C'è però almeno un altro elemento di fascino nell'intreccio intessuto dalla Hawkins e restituito in maniera fin troppo pedissequa dalla pellicola di Taylor: la centralità della memoria. Una memoria imperfetta, gravata da amnesie selettive e da ricordi ingannevoli, che per gli spettatori più cinefili innescherà una spontanea connessione con Io ti salverò, magistrale thriller di Alfred Hitchcock che proprio nei "buchi neri" e nelle distorsioni dell'inconscio identificava il proprio motore di tensione. Ma purtroppo, i punti di forza del libro della Hawkins (per il resto inferiore rispetto allo splendido romanzo di Gillian Flynn) non vengono sfruttati al meglio dalla sceneggiatura di Erin Cressida Wilson (Secretary), che si mantiene ad un livello superficiale senza scavare in profondità nei drammi interiori delle tre comprimarie, e soprattutto riduce al minimo lo spazio e lo spessore dei personaggi secondari, come lo psichiatra Kamal Abdic di Edgar Ramirez e il detective Riley di una Allison Janney ben poco sfruttata.

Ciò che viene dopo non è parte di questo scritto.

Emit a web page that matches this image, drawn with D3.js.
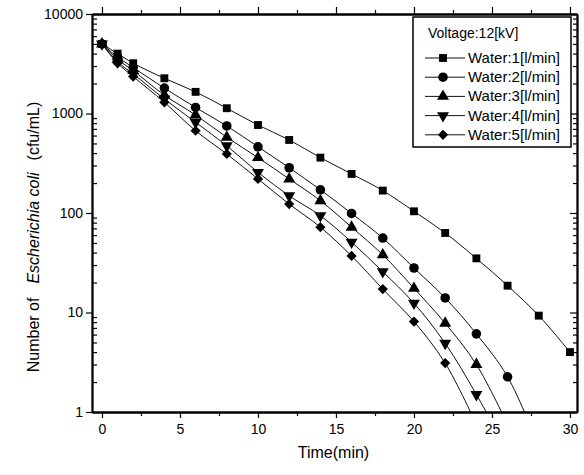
<!DOCTYPE html>
<html>
<head>
<meta charset="utf-8">
<script src="https://cdn.jsdelivr.net/npm/d3@7"></script>
<style>
  body { margin: 0; background: #fff; }
  svg { display: block; font-family: Arial, "Liberation Sans", sans-serif; }
</style>
</head>
<body>
<svg id="chart" width="584" height="475"></svg>
<script>
// time points (min) and survivors (cfu/mL)
const time   = [0, 1, 2, 4, 6, 8, 10, 12, 14, 16, 18, 20, 22, 24, 26, 28, 30]
const water1 = [5000, 4000, 3200, 2260, 1650, 1130, 766, 542, 360, 247, 168, 104, 63, 35, 18.6, 9.3, 4.0]
const water2 = [5000, 3700, 2900, 1800, 1150, 750, 463, 285, 171, 99, 56, 28, 14, 6.1, 2.26, 0.45, null]
const water3 = [5000, 3500, 2700, 1530, 966, 577, 360, 220, 133, 72, 38, 17.5, 7.8, 3.0, 0.75, null, null]
const water4 = [5000, 3300, 2500, 1400, 816, 474, 256, 149, 94, 51, 25.7, 12.4, 4.9, 1.5, 0.4, null, null]
const water5 = [5000, 3200, 2350, 1295, 671, 392, 220, 123, 72, 37, 17.2, 8.1, 3.1, 0.75, null, null, null]
const seriesNames = ['Water:1[l/min]', 'Water:2[l/min]', 'Water:3[l/min]', 'Water:4[l/min]', 'Water:5[l/min]']
const xTicks = [0, 5, 10, 15, 20, 25, 30]
const yTicks = [1, 10, 100, 1000, 10000]

const svg = d3.select('#chart')
const pLeft = 92, pRight = 577, pTop = 14, pBottom = 412

const x = d3.scaleLinear().domain([-0.64, 30.45]).range([pLeft, pRight])
const y = d3.scaleLog().domain([1, 10000]).range([pBottom, pTop])

const shapes = [
    {type: d3.symbolSquare, size: 62, rot: 0},
    {type: d3.symbolCircle, size: 72, rot: 0},
    {type: d3.symbolTriangle, size: 62, rot: 0},
    {type: d3.symbolTriangle, size: 62, rot: 180},
    {type: d3.symbolSquare, size: 52, rot: 45}
]

const series = [water1, water2, water3, water4, water5].map((vals, i) => ({
    name: seriesNames[i],
    shape: shapes[i],
    points: time.map((t, j) => ({x: t, y: vals[j]})).filter(d => d.y != null)
}))

svg.append('clipPath').attr('id', 'plot')
    .append('rect')
    .attr('x', pLeft).attr('y', pTop)
    .attr('width', pRight - pLeft).attr('height', pBottom - pTop)

const line = d3.line()
    .x(d => x(d.x))
    .y(d => y(d.y))
    .curve(d3.curveCatmullRom)

const plot = svg.append('g').attr('clip-path', 'url(#plot)')

series.forEach(s => {
    plot.append('path')
        .attr('d', line(s.points))
        .attr('fill', 'none')
        .attr('stroke', '#111')
        .attr('stroke-width', 1)
    plot.selectAll(null)
        .data(s.points.filter(d => d.y >= 1))
        .enter()
        .append('path')
            .attr('d', d3.symbol().type(s.shape.type).size(s.shape.size))
            .attr('transform', d => `translate(${x(d.x)},${y(d.y)}) rotate(${s.shape.rot})`)
            .attr('fill', '#000')
})

// axes
const minorX = d3.range(0, 30.1, 2.5).filter(v => v % 5 !== 0)
const minorY = []
for (let p = 0; p < 4; p++) for (let k = 2; k <= 9; k++) minorY.push(k * Math.pow(10, p))

const axisStyle = g => {
    g.select('.domain').attr('stroke', '#000').attr('stroke-width', 1.8)
    g.selectAll('.tick line').attr('stroke', '#000').attr('stroke-width', 1.2)
    g.selectAll('.tick text').attr('font-size', 14).attr('fill', '#000')
}

svg.append('g')
    .attr('transform', `translate(0,${pBottom})`)
    .call(d3.axisBottom(x).tickValues(xTicks).tickSize(6).tickPadding(6).tickSizeOuter(0))
    .call(axisStyle)
svg.append('g')
    .attr('transform', `translate(0,${pBottom})`)
    .call(d3.axisBottom(x).tickValues(minorX).tickSize(4).tickFormat('').tickSizeOuter(0))
    .call(axisStyle)
svg.append('g')
    .attr('transform', `translate(0,${pTop})`)
    .call(d3.axisTop(x).tickValues(xTicks).tickSize(7).tickFormat('').tickSizeOuter(0))
    .call(axisStyle)
svg.append('g')
    .attr('transform', `translate(0,${pTop})`)
    .call(d3.axisTop(x).tickValues(minorX).tickSize(4).tickFormat('').tickSizeOuter(0))
    .call(axisStyle)

svg.append('g')
    .attr('transform', `translate(${pLeft},0)`)
    .call(d3.axisLeft(y).tickValues(yTicks).tickFormat(d3.format('d')).tickSize(6).tickPadding(3).tickSizeOuter(0))
    .call(axisStyle)
svg.append('g')
    .attr('transform', `translate(${pLeft},0)`)
    .call(d3.axisRight(y).tickValues(minorY).tickSize(5).tickFormat('').tickSizeOuter(0))
    .call(axisStyle)
svg.append('g')
    .attr('transform', `translate(${pRight},0)`)
    .call(d3.axisLeft(y).tickValues(yTicks).tickSize(7).tickFormat('').tickSizeOuter(0))
    .call(axisStyle)
svg.append('g')
    .attr('transform', `translate(${pRight},0)`)
    .call(d3.axisLeft(y).tickValues(minorY).tickSize(4).tickFormat('').tickSizeOuter(0))
    .call(axisStyle)

// axis titles
svg.append('text')
    .attr('x', (pLeft + pRight) / 2 - 1).attr('y', 458)
    .attr('text-anchor', 'middle')
    .attr('font-size', 16)
    .text('Time(min)')

const yTitle = svg.append('text')
    .attr('transform', 'translate(39,237) rotate(-90)')
    .attr('text-anchor', 'middle')
    .attr('font-size', 16)
yTitle.append('tspan').text('Number of')
yTitle.append('tspan').attr('dx', 14).attr('font-style', 'italic').text('Escherichia coli')
yTitle.append('tspan').attr('dx', 12).text('(cfu/mL)')

// legend
const lg = svg.append('g').attr('transform', 'translate(413,17)')
lg.append('rect')
    .attr('width', 158).attr('height', 130)
    .attr('fill', '#fff').attr('stroke', '#000').attr('stroke-width', 1.5)
lg.append('text')
    .attr('x', 15).attr('y', 21)
    .attr('font-size', 14)
    .text('Voltage:12[kV]')
series.forEach((s, i) => {
    const ly = 41 + i * 19.2
    lg.append('line')
        .attr('x1', 12).attr('x2', 52)
        .attr('y1', ly).attr('y2', ly)
        .attr('stroke', '#111')
    lg.append('path')
        .attr('d', d3.symbol().type(s.shape.type).size(s.shape.size))
        .attr('transform', `translate(30,${ly}) rotate(${s.shape.rot})`)
    lg.append('text')
        .attr('x', 55).attr('y', ly + 5)
        .attr('font-size', 15)
        .text(s.name)
})
</script>
</body>
</html>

La ragazza del treno: Emily Blunt in un momento del film
La ragazza del treno: Emily Blunt in un momento del film

L'altro tallone d'Achille de La ragazza del treno è costituito dalla regia di Tate Taylor: molto più a suo agio con l'impostazione 'classica' e sobria di un film come The Help (in cui però poteva contare su uno script assai più convincente), alle prese con il thriller Taylor tenta di ricorrere a virtuosismi che appaiono però forzati e patinati, non riuscendo a sopperire ai difetti del copione in termini di caratterizzazioni e di gestione della suspense. Privo della complessità così come della sottile, ambigua perversione de L'amore bugiardo (eppure qualche spunto c'era eccome), La ragazza del treno dissipa in fretta le discrete premesse dei primi minuti, scivolando infine verso un epilogo abbastanza prevedibile (perlomeno per gli spettatori/lettori più scafati) e restituito senza l'adeguata intensità (e anzi, con un tocco gore alquanto stonato). E i modelli di paragone restano inarrivabili: Fincher, al confronto, è lontanissimo, di Hitchcock & company non vi è alcuna traccia.